O livro de Harnack foi, de certa forma, já uma tentativa de criar uma teologia do Novo Testamento que estivesse desligada da História do Dogma, que ele escreveu nos anos anteriores. O livro foi um estímulo para continuar nessa direção, e de certa forma podemos dizer que um dos efeitos desse livro foi a criação de vários tipos de Teologias do Novo Testamento. A publicação das Teologias do Novo Testamento é uma novidade no estudo do NT que caracteriza o século XX. O texto de Jakob van Bruggen, que incluí nessa resenha, explica isso e traz informações complementares a respeito do desenvolvimento de ideias no século XIX antes da publicação do livro de Harnack.

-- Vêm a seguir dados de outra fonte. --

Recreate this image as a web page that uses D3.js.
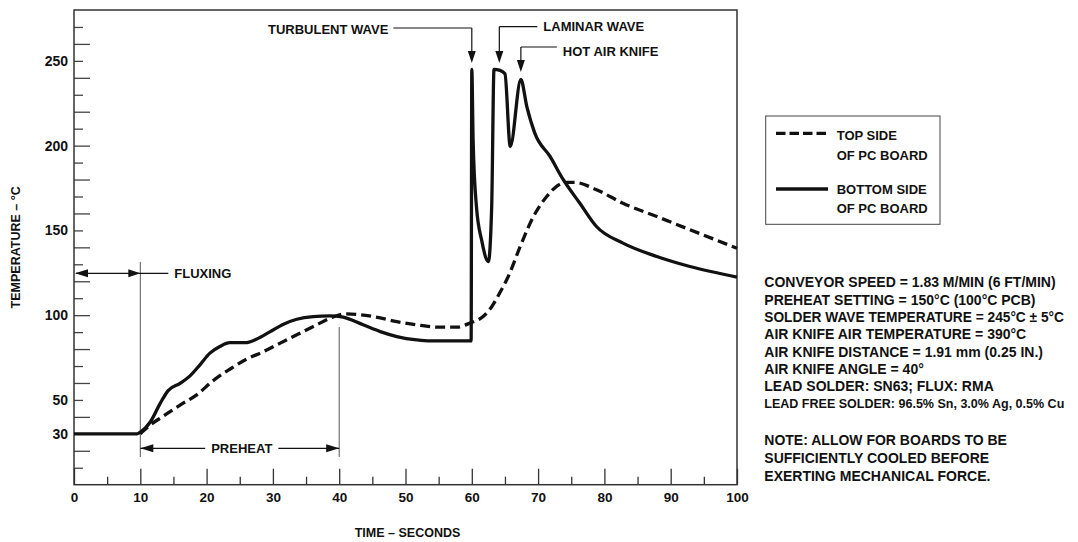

Van Bruggen analisa a onda das teologias do NT que foram publicadas nas últimas décadas; cada um defende a sua interpretação do evangelho e apresenta o resultado na sua teologia, que não tem nada a ver com o dogma da igreja, mas que se apresenta como o dogma autêntico que não foi afetado pelos elementos históricos e estranhos.